# PROBLEM REQUIREMENTS:
Give every line back verbatim, dropping all images.

= = = =

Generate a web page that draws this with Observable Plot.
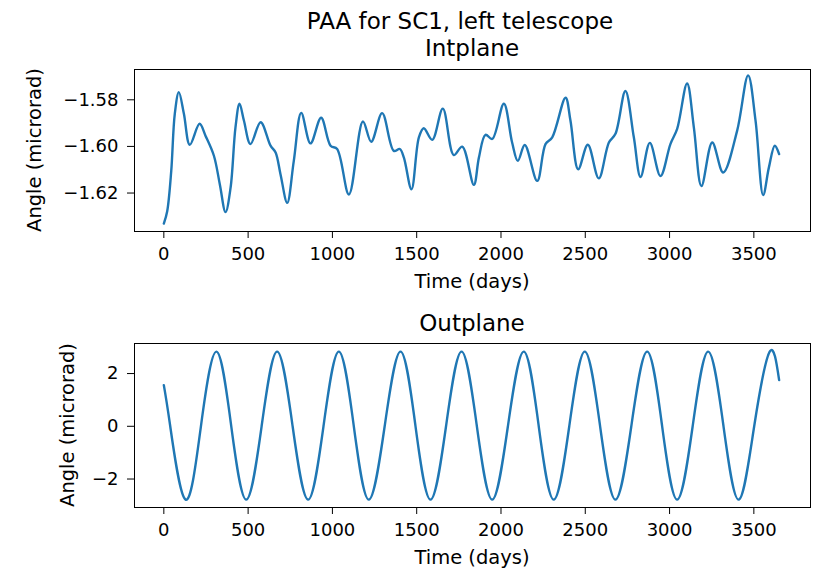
<!DOCTYPE html>
<html>
<head>
<meta charset="utf-8">
<script src="https://cdn.jsdelivr.net/npm/d3@7"></script>
<script src="https://cdn.jsdelivr.net/npm/@observablehq/plot@0.6"></script>
<style>
  body { margin: 0; background: white; }
  #root { position: relative; width: 821px; height: 573px; font-family: "DejaVu Sans", sans-serif; color: black; }
  .t { position: absolute; white-space: nowrap; line-height: 1; transform: translate(-50%, -50%); }
  .yl { position: absolute; white-space: nowrap; line-height: 1; transform: translate(-50%, -50%) rotate(-90deg); }
  .p { position: absolute; left: 0; }
</style>
</head>
<body>
<div id="root">
  <div class="t" style="left:460px;top:21px;font-size:23px">PAA for SC1, left telescope</div>
  <div class="t" style="left:472px;top:48px;font-size:23px">Intplane</div>
  <div class="t" style="left:472px;top:282px;font-size:19.5px">Time (days)</div>
  <div class="yl" style="left:35px;top:150px;font-size:19.5px">Angle (microrad)</div>
  <div class="t" style="left:472px;top:323px;font-size:23px">Outplane</div>
  <div class="t" style="left:472px;top:558px;font-size:19.5px">Time (days)</div>
  <div class="yl" style="left:68px;top:425px;font-size:19.5px">Angle (microrad)</div>
  <div id="top" class="p" style="top:0px"></div>
  <div id="bot" class="p" style="top:300px"></div>
</div>
<script>
// Intplane (top panel) values
const inDays = [0, 20, 44, 65, 89, 119, 154, 212, 247, 297, 332, 366, 396, 425, 449, 475, 514, 574, 633, 663, 692, 732, 771, 815, 870, 933, 989, 1028, 1098, 1181, 1230, 1295, 1364, 1400, 1424, 1469, 1513, 1542, 1592, 1655, 1720, 1770, 1839, 1869, 1908, 1948, 2017, 2066, 2100, 2141, 2215, 2264, 2304, 2383, 2412, 2458, 2515, 2580, 2640, 2679, 2738, 2788, 2828, 2883, 2946, 3005, 3045, 3104, 3144, 3189, 3253, 3318, 3401, 3466, 3510, 3555, 3589, 3624, 3650];
const inVals = [-1.6331, -1.6278, -1.6105, -1.5860, -1.5767, -1.5860, -1.5993, -1.5903, -1.5954, -1.6040, -1.6162, -1.6282, -1.6177, -1.5918, -1.5817, -1.5889, -1.5990, -1.5896, -1.5997, -1.6026, -1.6119, -1.6242, -1.6062, -1.5856, -1.5987, -1.5877, -1.5997, -1.6011, -1.6206, -1.5893, -1.5980, -1.5857, -1.6019, -1.6011, -1.6048, -1.6184, -1.5961, -1.5922, -1.5972, -1.5838, -1.6037, -1.6001, -1.6165, -1.6048, -1.5950, -1.5968, -1.5817, -1.5983, -1.6062, -1.5994, -1.6148, -1.5990, -1.5961, -1.5791, -1.5889, -1.6098, -1.5993, -1.6137, -1.5983, -1.5946, -1.5762, -1.5961, -1.6131, -1.5985, -1.6127, -1.5990, -1.5925, -1.5730, -1.5918, -1.6170, -1.5983, -1.6112, -1.5932, -1.5695, -1.5889, -1.6209, -1.6091, -1.5997, -1.6033];

// Outplane (bottom panel) values
const outDays = [0, 38, 129, 220, 312, 400, 489, 580, 672, 764, 856, 947, 1038, 1127, 1216, 1310, 1404, 1493, 1582, 1674, 1766, 1857, 1948, 2041, 2135, 2224, 2313, 2405, 2497, 2588, 2679, 2773, 2867, 2956, 3045, 3137, 3229, 3320, 3410, 3502, 3594, 3650];
const outVals = [1.56, 0, -2.78, 0, 2.83, 0, -2.78, 0, 2.83, 0, -2.78, 0, 2.83, 0, -2.78, 0, 2.83, 0, -2.78, 0, 2.83, 0, -2.78, 0, 2.83, 0, -2.78, 0, 2.83, 0, -2.78, 0, 2.83, 0, -2.78, 0, 2.83, 0, -2.78, 0, 2.83, 1.75];

const xTicks = [0, 500, 1000, 1500, 2000, 2500, 3000, 3500];
const inTicks = [-1.62, -1.60, -1.58];
const outTicks = [-2, 0, 2];

const inData = inDays.map((d, i) => ({day: d, v: inVals[i]}));
const outData = outDays.map((d, i) => ({day: d, v: outVals[i]}));

const common = {
  width: 821,
  marginLeft: 134,
  marginRight: 11,
  style: {fontFamily: "DejaVu Sans, sans-serif", fontSize: "18px", color: "black", background: "transparent", overflow: "visible"}
};

const topPlot = Plot.plot({
  ...common,
  height: 300,
  marginTop: 69,
  marginBottom: 69,
  x: {domain: [-174, 3836], ticks: xTicks, tickFormat: d3.format("d"), tickSize: 7, tickPadding: 9, label: null},
  y: {domain: [-1.6365, -1.567], ticks: inTicks, tickFormat: d3.format(".2f"), tickSize: 7, tickPadding: 9, label: null},
  marks: [
    Plot.line(inData, {x: "day", y: "v", stroke: "#1f77b4", strokeWidth: 2.4, curve: "catmull-rom"}),
    Plot.frame({stroke: "black", strokeWidth: 1})
  ]
});

const botPlot = Plot.plot({
  ...common,
  height: 273,
  marginTop: 43,
  marginBottom: 66,
  x: {domain: [-174, 3836], ticks: xTicks, tickFormat: d3.format("d"), tickSize: 7, tickPadding: 9, label: null},
  y: {domain: [-3.08, 3.14], ticks: outTicks, tickFormat: d3.format("d"), tickSize: 7, tickPadding: 9, label: null},
  marks: [
    Plot.line(outData, {x: "day", y: "v", stroke: "#1f77b4", strokeWidth: 2.4, curve: "natural"}),
    Plot.frame({stroke: "black", strokeWidth: 1})
  ]
});

document.getElementById("top").appendChild(topPlot);
document.getElementById("bot").appendChild(botPlot);
</script>
</body>
</html>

= = = =

# TASK SOLUTION:
Generate a web page that draws this with Observable Plot.
<!DOCTYPE html>
<html>
<head>
<meta charset="utf-8">
<script src="https://cdn.jsdelivr.net/npm/d3@7"></script>
<script src="https://cdn.jsdelivr.net/npm/@observablehq/plot@0.6"></script>
<style>
  body { margin: 0; background: white; }
  #root { position: relative; width: 821px; height: 573px; font-family: "DejaVu Sans", sans-serif; color: black; }
  .t { position: absolute; white-space: nowrap; line-height: 1; transform: translate(-50%, -50%); }
  .yl { position: absolute; white-space: nowrap; line-height: 1; transform: translate(-50%, -50%) rotate(-90deg); }
  .p { position: absolute; left: 0; }
</style>
</head>
<body>
<div id="root">
  <div class="t" style="left:460px;top:21px;font-size:23px">PAA for SC1, left telescope</div>
  <div class="t" style="left:472px;top:48px;font-size:23px">Intplane</div>
  <div class="t" style="left:472px;top:282px;font-size:19.5px">Time (days)</div>
  <div class="yl" style="left:35px;top:150px;font-size:19.5px">Angle (microrad)</div>
  <div class="t" style="left:472px;top:323px;font-size:23px">Outplane</div>
  <div class="t" style="left:472px;top:558px;font-size:19.5px">Time (days)</div>
  <div class="yl" style="left:68px;top:425px;font-size:19.5px">Angle (microrad)</div>
  <div id="top" class="p" style="top:0px"></div>
  <div id="bot" class="p" style="top:300px"></div>
</div>
<script>
// Intplane (top panel) values
const inDays = [0, 20, 44, 65, 89, 119, 154, 212, 247, 297, 332, 366, 396, 425, 449, 475, 514, 574, 633, 663, 692, 732, 771, 815, 870, 933, 989, 1028, 1098, 1181, 1230, 1295, 1364, 1400, 1424, 1469, 1513, 1542, 1592, 1655, 1720, 1770, 1839, 1869, 1908, 1948, 2017, 2066, 2100, 2141, 2215, 2264, 2304, 2383, 2412, 2458, 2515, 2580, 2640, 2679, 2738, 2788, 2828, 2883, 2946, 3005, 3045, 3104, 3144, 3189, 3253, 3318, 3401, 3466, 3510, 3555, 3589, 3624, 3650];
const inVals = [-1.6331, -1.6278, -1.6105, -1.5860, -1.5767, -1.5860, -1.5993, -1.5903, -1.5954, -1.6040, -1.6162, -1.6282, -1.6177, -1.5918, -1.5817, -1.5889, -1.5990, -1.5896, -1.5997, -1.6026, -1.6119, -1.6242, -1.6062, -1.5856, -1.5987, -1.5877, -1.5997, -1.6011, -1.6206, -1.5893, -1.5980, -1.5857, -1.6019, -1.6011, -1.6048, -1.6184, -1.5961, -1.5922, -1.5972, -1.5838, -1.6037, -1.6001, -1.6165, -1.6048, -1.5950, -1.5968, -1.5817, -1.5983, -1.6062, -1.5994, -1.6148, -1.5990, -1.5961, -1.5791, -1.5889, -1.6098, -1.5993, -1.6137, -1.5983, -1.5946, -1.5762, -1.5961, -1.6131, -1.5985, -1.6127, -1.5990, -1.5925, -1.5730, -1.5918, -1.6170, -1.5983, -1.6112, -1.5932, -1.5695, -1.5889, -1.6209, -1.6091, -1.5997, -1.6033];

// Outplane (bottom panel) values
const outDays = [0, 38, 129, 220, 312, 400, 489, 580, 672, 764, 856, 947, 1038, 1127, 1216, 1310, 1404, 1493, 1582, 1674, 1766, 1857, 1948, 2041, 2135, 2224, 2313, 2405, 2497, 2588, 2679, 2773, 2867, 2956, 3045, 3137, 3229, 3320, 3410, 3502, 3594, 3650];
const outVals = [1.56, 0, -2.78, 0, 2.83, 0, -2.78, 0, 2.83, 0, -2.78, 0, 2.83, 0, -2.78, 0, 2.83, 0, -2.78, 0, 2.83, 0, -2.78, 0, 2.83, 0, -2.78, 0, 2.83, 0, -2.78, 0, 2.83, 0, -2.78, 0, 2.83, 0, -2.78, 0, 2.83, 1.75];

const xTicks = [0, 500, 1000, 1500, 2000, 2500, 3000, 3500];
const inTicks = [-1.62, -1.60, -1.58];
const outTicks = [-2, 0, 2];

const inData = inDays.map((d, i) => ({day: d, v: inVals[i]}));
const outData = outDays.map((d, i) => ({day: d, v: outVals[i]}));

const common = {
  width: 821,
  marginLeft: 134,
  marginRight: 11,
  style: {fontFamily: "DejaVu Sans, sans-serif", fontSize: "18px", color: "black", background: "transparent", overflow: "visible"}
};

const topPlot = Plot.plot({
  ...common,
  height: 300,
  marginTop: 69,
  marginBottom: 69,
  x: {domain: [-174, 3836], ticks: xTicks, tickFormat: d3.format("d"), tickSize: 7, tickPadding: 9, label: null},
  y: {domain: [-1.6365, -1.567], ticks: inTicks, tickFormat: d3.format(".2f"), tickSize: 7, tickPadding: 9, label: null},
  marks: [
    Plot.line(inData, {x: "day", y: "v", stroke: "#1f77b4", strokeWidth: 2.4, curve: "catmull-rom"}),
    Plot.frame({stroke: "black", strokeWidth: 1})
  ]
});

const botPlot = Plot.plot({
  ...common,
  height: 273,
  marginTop: 43,
  marginBottom: 66,
  x: {domain: [-174, 3836], ticks: xTicks, tickFormat: d3.format("d"), tickSize: 7, tickPadding: 9, label: null},
  y: {domain: [-3.08, 3.14], ticks: outTicks, tickFormat: d3.format("d"), tickSize: 7, tickPadding: 9, label: null},
  marks: [
    Plot.line(outData, {x: "day", y: "v", stroke: "#1f77b4", strokeWidth: 2.4, curve: "natural"}),
    Plot.frame({stroke: "black", strokeWidth: 1})
  ]
});

document.getElementById("top").appendChild(topPlot);
document.getElementById("bot").appendChild(botPlot);
</script>
</body>
</html>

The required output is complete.